PROBLEM:
Images are not part of the copy; write out the rest of the data exactly as given.

SUPPLIED DATA:

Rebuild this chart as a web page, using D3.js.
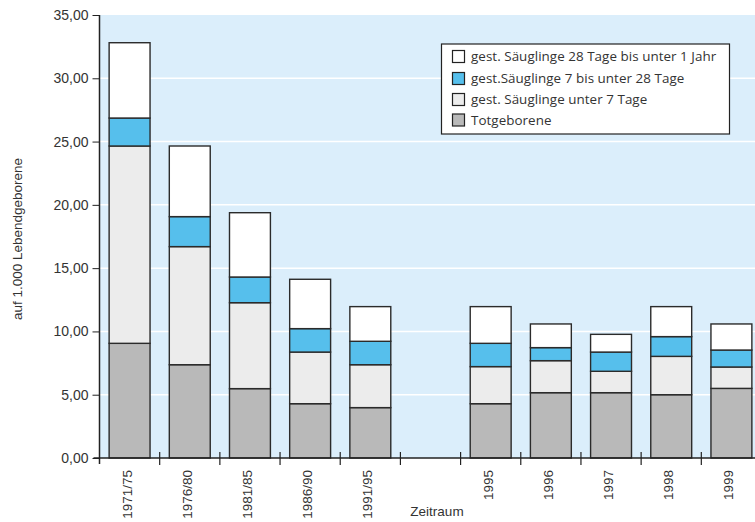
<!DOCTYPE html>
<html><head><meta charset="utf-8">
<script src="https://cdn.jsdelivr.net/npm/d3@7"></script>
<style>body{margin:0;background:#fff;overflow:hidden}svg{display:block}</style>
</head><body>
<svg id="c" width="755" height="522"></svg>
<script>
const categories = ["1971/75","1976/80","1981/85","1986/90","1991/95","","1995","1996","1997","1998","1999"];
const seriesNames = ["Totgeborene","gest. Säuglinge unter 7 Tage","gest.Säuglinge 7 bis unter 28 Tage","gest. Säuglinge 28 Tage bis unter 1 Jahr"];
const totgeborene = [9.06, 7.37, 5.48, 4.29, 3.98, null, 4.29, 5.16, 5.16, 5.00, 5.50];
const unter7      = [15.59, 9.33, 6.79, 4.08, 3.39, null, 2.93, 2.53, 1.69, 3.03, 1.69];
const tage7bis28  = [2.21, 2.37, 2.03, 1.85, 1.85, null, 1.84, 1.03, 1.52, 1.56, 1.34];
const tage28bis1J = [5.95, 5.58, 5.08, 3.90, 2.74, null, 2.90, 1.87, 1.40, 2.37, 2.06];
const yTicks = [0,5,10,15,20,25,30,35];
const colors = ["#b9b9b9","#ececec","#56bfec","#ffffff"];

const svg = d3.select("#c");
const pL = 99.5, pR = 761.5, pT = 15, pB = 458;
const x = d3.scaleBand().domain(categories.map((c,i)=>i)).range([pL,pR]).paddingInner(0.32).paddingOuter(0.16);
const y = d3.scaleLinear().domain([0,35]).range([pB,pT]);

// background
svg.append("rect").attr("x",pL).attr("y",pT).attr("width",pR-pL).attr("height",pB-pT).attr("fill","#dbeefb");
// gridlines
svg.append("g").selectAll("line").data(yTicks.filter(d=>d>0 && d<35)).join("line")
  .attr("x1",pL).attr("x2",pR).attr("y1",d=>y(d)).attr("y2",d=>y(d))
  .attr("stroke","#ffffff").attr("stroke-width",1.5);

// stacked data
const seriesArr = [totgeborene, unter7, tage7bis28, tage28bis1J];
const rows = categories.map((c,i)=>({i, v: seriesArr.map(s=>s[i])})).filter(r=>r.v[0]!==null);
const stack = d3.stack().keys([0,1,2,3]).value((d,k)=>d.v[k]);
const stacked = stack(rows);

svg.append("g").selectAll("g").data(stacked).join("g")
  .attr("fill",(d,k)=>colors[k])
  .selectAll("rect").data(d=>d).join("rect")
  .attr("x",d=>x(d.data.i)).attr("width",x.bandwidth())
  .attr("y",d=>y(d[1])).attr("height",d=>y(d[0])-y(d[1]))
  .attr("stroke","#2b2b2b").attr("stroke-width",1.4);

// y axis
const yAxis = d3.axisLeft(y).tickValues(yTicks).tickSize(7).tickPadding(4)
  .tickFormat(d=>d3.format(".2f")(d).replace(".",","));
const gy = svg.append("g").attr("transform",`translate(${pL},0)`).call(yAxis);
gy.select(".domain").remove();
gy.selectAll("line").attr("stroke","#222");
gy.selectAll("text").attr("font-family","Liberation Sans, Arial, sans-serif").attr("font-size",14).attr("fill","#333");
svg.append("line").attr("x1",pL).attr("x2",pL).attr("y1",pT).attr("y2",pB+6).attr("stroke","#222").attr("stroke-width",1.5);

// x axis
svg.append("line").attr("x1",pL-6).attr("x2",pR).attr("y1",pB).attr("y2",pB).attr("stroke","#222").attr("stroke-width",1.5);
const bounds = d3.range(1,categories.length).map(k=>pL + k*x.step());
svg.append("g").selectAll("line").data(bounds).join("line")
  .attr("x1",d=>d).attr("x2",d=>d).attr("y1",pB-6).attr("y2",pB+7)
  .attr("stroke","#222").attr("stroke-width",1.2);
svg.append("g").selectAll("text").data(categories.map((c,i)=>({c,i})).filter(d=>d.c!=="")).join("text")
  .attr("transform",d=>`translate(${x(d.i)+x.bandwidth()/2+2},${pB+12}) rotate(-90)`)
  .attr("text-anchor","end")
  .attr("font-family","Liberation Sans, Arial, sans-serif").attr("font-size",13.5).attr("fill","#333")
  .text(d=>d.c);

// axis titles
svg.append("text").attr("transform","translate(22,239) rotate(-90)").attr("text-anchor","middle")
  .attr("font-family","Liberation Sans, Arial, sans-serif").attr("font-size",13.5).attr("fill","#333")
  .text("auf 1.000 Lebendgeborene");
svg.append("text").attr("x",437).attr("y",516).attr("text-anchor","middle")
  .attr("font-family","Liberation Sans, Arial, sans-serif").attr("font-size",13.5).attr("fill","#333")
  .text("Zeitraum");

// legend
const lg = svg.append("g");
lg.append("rect").attr("x",441.5).attr("y",44).attr("width",288).attr("height",90)
  .attr("fill","#fff").attr("stroke","#222").attr("stroke-width",1.2);
const legendOrder = [3,2,1,0];
const legendY = [56.5,78.5,99.5,120];
legendOrder.forEach((k,j)=>{
  lg.append("rect").attr("x",452.5).attr("y",legendY[j]-6).attr("width",12).attr("height",12)
    .attr("fill",colors[k]).attr("stroke","#222").attr("stroke-width",1.2);
  lg.append("text").attr("x",471).attr("y",legendY[j]+4.5)
    .attr("font-family","Open Sans, sans-serif").attr("font-size",13.4).attr("letter-spacing",0.05).attr("fill","#333")
    .text(seriesNames[k]);
});
</script>
</body></html>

FINAL RESULT:
Rebuild this chart as a web page, using D3.js.
<!DOCTYPE html>
<html><head><meta charset="utf-8">
<script src="https://cdn.jsdelivr.net/npm/d3@7"></script>
<style>body{margin:0;background:#fff;overflow:hidden}svg{display:block}</style>
</head><body>
<svg id="c" width="755" height="522"></svg>
<script>
const categories = ["1971/75","1976/80","1981/85","1986/90","1991/95","","1995","1996","1997","1998","1999"];
const seriesNames = ["Totgeborene","gest. Säuglinge unter 7 Tage","gest.Säuglinge 7 bis unter 28 Tage","gest. Säuglinge 28 Tage bis unter 1 Jahr"];
const totgeborene = [9.06, 7.37, 5.48, 4.29, 3.98, null, 4.29, 5.16, 5.16, 5.00, 5.50];
const unter7      = [15.59, 9.33, 6.79, 4.08, 3.39, null, 2.93, 2.53, 1.69, 3.03, 1.69];
const tage7bis28  = [2.21, 2.37, 2.03, 1.85, 1.85, null, 1.84, 1.03, 1.52, 1.56, 1.34];
const tage28bis1J = [5.95, 5.58, 5.08, 3.90, 2.74, null, 2.90, 1.87, 1.40, 2.37, 2.06];
const yTicks = [0,5,10,15,20,25,30,35];
const colors = ["#b9b9b9","#ececec","#56bfec","#ffffff"];

const svg = d3.select("#c");
const pL = 99.5, pR = 761.5, pT = 15, pB = 458;
const x = d3.scaleBand().domain(categories.map((c,i)=>i)).range([pL,pR]).paddingInner(0.32).paddingOuter(0.16);
const y = d3.scaleLinear().domain([0,35]).range([pB,pT]);

// background
svg.append("rect").attr("x",pL).attr("y",pT).attr("width",pR-pL).attr("height",pB-pT).attr("fill","#dbeefb");
// gridlines
svg.append("g").selectAll("line").data(yTicks.filter(d=>d>0 && d<35)).join("line")
  .attr("x1",pL).attr("x2",pR).attr("y1",d=>y(d)).attr("y2",d=>y(d))
  .attr("stroke","#ffffff").attr("stroke-width",1.5);

// stacked data
const seriesArr = [totgeborene, unter7, tage7bis28, tage28bis1J];
const rows = categories.map((c,i)=>({i, v: seriesArr.map(s=>s[i])})).filter(r=>r.v[0]!==null);
const stack = d3.stack().keys([0,1,2,3]).value((d,k)=>d.v[k]);
const stacked = stack(rows);

svg.append("g").selectAll("g").data(stacked).join("g")
  .attr("fill",(d,k)=>colors[k])
  .selectAll("rect").data(d=>d).join("rect")
  .attr("x",d=>x(d.data.i)).attr("width",x.bandwidth())
  .attr("y",d=>y(d[1])).attr("height",d=>y(d[0])-y(d[1]))
  .attr("stroke","#2b2b2b").attr("stroke-width",1.4);

// y axis
const yAxis = d3.axisLeft(y).tickValues(yTicks).tickSize(7).tickPadding(4)
  .tickFormat(d=>d3.format(".2f")(d).replace(".",","));
const gy = svg.append("g").attr("transform",`translate(${pL},0)`).call(yAxis);
gy.select(".domain").remove();
gy.selectAll("line").attr("stroke","#222");
gy.selectAll("text").attr("font-family","Liberation Sans, Arial, sans-serif").attr("font-size",14).attr("fill","#333");
svg.append("line").attr("x1",pL).attr("x2",pL).attr("y1",pT).attr("y2",pB+6).attr("stroke","#222").attr("stroke-width",1.5);

// x axis
svg.append("line").attr("x1",pL-6).attr("x2",pR).attr("y1",pB).attr("y2",pB).attr("stroke","#222").attr("stroke-width",1.5);
const bounds = d3.range(1,categories.length).map(k=>pL + k*x.step());
svg.append("g").selectAll("line").data(bounds).join("line")
  .attr("x1",d=>d).attr("x2",d=>d).attr("y1",pB-6).attr("y2",pB+7)
  .attr("stroke","#222").attr("stroke-width",1.2);
svg.append("g").selectAll("text").data(categories.map((c,i)=>({c,i})).filter(d=>d.c!=="")).join("text")
  .attr("transform",d=>`translate(${x(d.i)+x.bandwidth()/2+2},${pB+12}) rotate(-90)`)
  .attr("text-anchor","end")
  .attr("font-family","Liberation Sans, Arial, sans-serif").attr("font-size",13.5).attr("fill","#333")
  .text(d=>d.c);

// axis titles
svg.append("text").attr("transform","translate(22,239) rotate(-90)").attr("text-anchor","middle")
  .attr("font-family","Liberation Sans, Arial, sans-serif").attr("font-size",13.5).attr("fill","#333")
  .text("auf 1.000 Lebendgeborene");
svg.append("text").attr("x",437).attr("y",516).attr("text-anchor","middle")
  .attr("font-family","Liberation Sans, Arial, sans-serif").attr("font-size",13.5).attr("fill","#333")
  .text("Zeitraum");

// legend
const lg = svg.append("g");
lg.append("rect").attr("x",441.5).attr("y",44).attr("width",288).attr("height",90)
  .attr("fill","#fff").attr("stroke","#222").attr("stroke-width",1.2);
const legendOrder = [3,2,1,0];
const legendY = [56.5,78.5,99.5,120];
legendOrder.forEach((k,j)=>{
  lg.append("rect").attr("x",452.5).attr("y",legendY[j]-6).attr("width",12).attr("height",12)
    .attr("fill",colors[k]).attr("stroke","#222").attr("stroke-width",1.2);
  lg.append("text").attr("x",471).attr("y",legendY[j]+4.5)
    .attr("font-family","Open Sans, sans-serif").attr("font-size",13.4).attr("letter-spacing",0.05).attr("fill","#333")
    .text(seriesNames[k]);
});
</script>
</body></html>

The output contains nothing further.